Data shown:
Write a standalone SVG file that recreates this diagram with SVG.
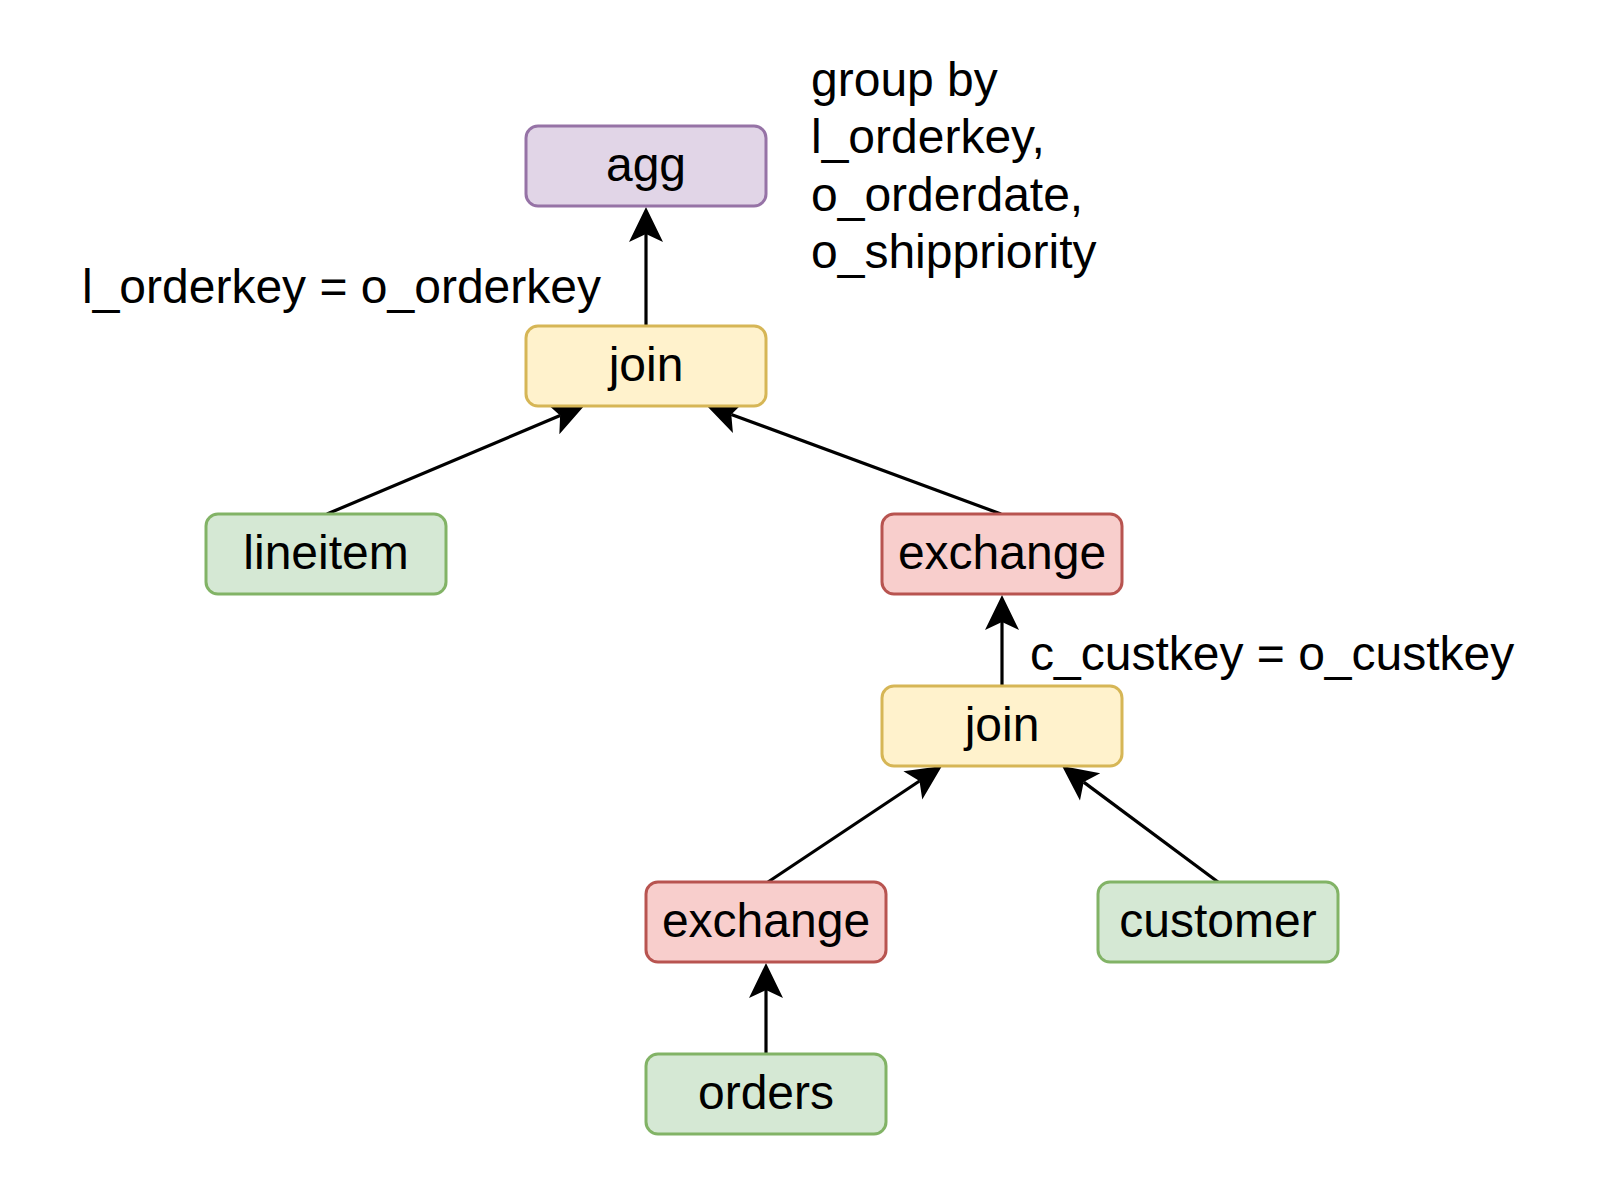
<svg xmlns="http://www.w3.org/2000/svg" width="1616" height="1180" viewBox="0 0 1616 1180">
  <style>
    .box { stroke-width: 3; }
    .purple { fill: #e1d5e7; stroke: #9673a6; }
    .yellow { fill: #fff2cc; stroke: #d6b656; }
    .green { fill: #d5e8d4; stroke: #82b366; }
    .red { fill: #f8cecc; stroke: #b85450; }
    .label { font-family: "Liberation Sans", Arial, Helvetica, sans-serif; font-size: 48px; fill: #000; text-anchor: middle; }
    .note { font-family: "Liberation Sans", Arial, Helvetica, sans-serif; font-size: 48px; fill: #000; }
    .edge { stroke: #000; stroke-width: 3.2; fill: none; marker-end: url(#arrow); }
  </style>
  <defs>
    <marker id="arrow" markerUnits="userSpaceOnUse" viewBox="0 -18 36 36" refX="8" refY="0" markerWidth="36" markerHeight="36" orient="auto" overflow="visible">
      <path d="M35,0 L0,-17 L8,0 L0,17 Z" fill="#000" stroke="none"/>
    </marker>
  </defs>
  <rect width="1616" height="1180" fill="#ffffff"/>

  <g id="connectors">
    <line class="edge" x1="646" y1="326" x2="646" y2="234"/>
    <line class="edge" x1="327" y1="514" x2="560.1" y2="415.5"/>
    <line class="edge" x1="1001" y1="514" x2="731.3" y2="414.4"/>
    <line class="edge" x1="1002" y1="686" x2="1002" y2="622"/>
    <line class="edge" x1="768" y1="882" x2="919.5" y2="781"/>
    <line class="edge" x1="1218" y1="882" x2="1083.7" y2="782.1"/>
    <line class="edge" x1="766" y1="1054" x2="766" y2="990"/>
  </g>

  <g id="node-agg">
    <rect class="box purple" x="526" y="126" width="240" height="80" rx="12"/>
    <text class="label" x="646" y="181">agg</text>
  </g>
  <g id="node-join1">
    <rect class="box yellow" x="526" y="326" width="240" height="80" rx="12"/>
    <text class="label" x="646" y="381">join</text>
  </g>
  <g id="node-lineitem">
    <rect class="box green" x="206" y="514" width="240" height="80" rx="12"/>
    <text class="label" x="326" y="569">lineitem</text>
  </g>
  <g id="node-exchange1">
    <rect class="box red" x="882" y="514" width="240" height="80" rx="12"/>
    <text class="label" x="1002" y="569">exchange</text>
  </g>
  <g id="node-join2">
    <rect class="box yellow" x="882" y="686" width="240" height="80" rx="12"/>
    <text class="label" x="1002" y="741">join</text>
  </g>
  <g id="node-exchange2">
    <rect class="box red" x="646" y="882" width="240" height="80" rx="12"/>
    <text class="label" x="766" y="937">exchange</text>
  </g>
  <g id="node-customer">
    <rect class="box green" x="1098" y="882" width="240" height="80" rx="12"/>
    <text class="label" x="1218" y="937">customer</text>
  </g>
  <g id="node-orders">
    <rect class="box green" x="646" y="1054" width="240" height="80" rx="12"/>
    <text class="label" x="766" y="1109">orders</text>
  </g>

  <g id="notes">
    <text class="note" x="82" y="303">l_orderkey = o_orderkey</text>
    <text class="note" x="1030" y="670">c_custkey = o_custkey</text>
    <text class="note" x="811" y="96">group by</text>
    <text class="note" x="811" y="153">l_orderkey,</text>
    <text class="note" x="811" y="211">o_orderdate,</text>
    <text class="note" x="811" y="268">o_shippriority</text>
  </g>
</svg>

Direction: Repeat the data in full and exactly. Omit pictures.

Complete answer:
Write a standalone SVG file that recreates this diagram with SVG.
<svg xmlns="http://www.w3.org/2000/svg" width="1616" height="1180" viewBox="0 0 1616 1180">
  <style>
    .box { stroke-width: 3; }
    .purple { fill: #e1d5e7; stroke: #9673a6; }
    .yellow { fill: #fff2cc; stroke: #d6b656; }
    .green { fill: #d5e8d4; stroke: #82b366; }
    .red { fill: #f8cecc; stroke: #b85450; }
    .label { font-family: "Liberation Sans", Arial, Helvetica, sans-serif; font-size: 48px; fill: #000; text-anchor: middle; }
    .note { font-family: "Liberation Sans", Arial, Helvetica, sans-serif; font-size: 48px; fill: #000; }
    .edge { stroke: #000; stroke-width: 3.2; fill: none; marker-end: url(#arrow); }
  </style>
  <defs>
    <marker id="arrow" markerUnits="userSpaceOnUse" viewBox="0 -18 36 36" refX="8" refY="0" markerWidth="36" markerHeight="36" orient="auto" overflow="visible">
      <path d="M35,0 L0,-17 L8,0 L0,17 Z" fill="#000" stroke="none"/>
    </marker>
  </defs>
  <rect width="1616" height="1180" fill="#ffffff"/>

  <g id="connectors">
    <line class="edge" x1="646" y1="326" x2="646" y2="234"/>
    <line class="edge" x1="327" y1="514" x2="560.1" y2="415.5"/>
    <line class="edge" x1="1001" y1="514" x2="731.3" y2="414.4"/>
    <line class="edge" x1="1002" y1="686" x2="1002" y2="622"/>
    <line class="edge" x1="768" y1="882" x2="919.5" y2="781"/>
    <line class="edge" x1="1218" y1="882" x2="1083.7" y2="782.1"/>
    <line class="edge" x1="766" y1="1054" x2="766" y2="990"/>
  </g>

  <g id="node-agg">
    <rect class="box purple" x="526" y="126" width="240" height="80" rx="12"/>
    <text class="label" x="646" y="181">agg</text>
  </g>
  <g id="node-join1">
    <rect class="box yellow" x="526" y="326" width="240" height="80" rx="12"/>
    <text class="label" x="646" y="381">join</text>
  </g>
  <g id="node-lineitem">
    <rect class="box green" x="206" y="514" width="240" height="80" rx="12"/>
    <text class="label" x="326" y="569">lineitem</text>
  </g>
  <g id="node-exchange1">
    <rect class="box red" x="882" y="514" width="240" height="80" rx="12"/>
    <text class="label" x="1002" y="569">exchange</text>
  </g>
  <g id="node-join2">
    <rect class="box yellow" x="882" y="686" width="240" height="80" rx="12"/>
    <text class="label" x="1002" y="741">join</text>
  </g>
  <g id="node-exchange2">
    <rect class="box red" x="646" y="882" width="240" height="80" rx="12"/>
    <text class="label" x="766" y="937">exchange</text>
  </g>
  <g id="node-customer">
    <rect class="box green" x="1098" y="882" width="240" height="80" rx="12"/>
    <text class="label" x="1218" y="937">customer</text>
  </g>
  <g id="node-orders">
    <rect class="box green" x="646" y="1054" width="240" height="80" rx="12"/>
    <text class="label" x="766" y="1109">orders</text>
  </g>

  <g id="notes">
    <text class="note" x="82" y="303">l_orderkey = o_orderkey</text>
    <text class="note" x="1030" y="670">c_custkey = o_custkey</text>
    <text class="note" x="811" y="96">group by</text>
    <text class="note" x="811" y="153">l_orderkey,</text>
    <text class="note" x="811" y="211">o_orderdate,</text>
    <text class="note" x="811" y="268">o_shippriority</text>
  </g>
</svg>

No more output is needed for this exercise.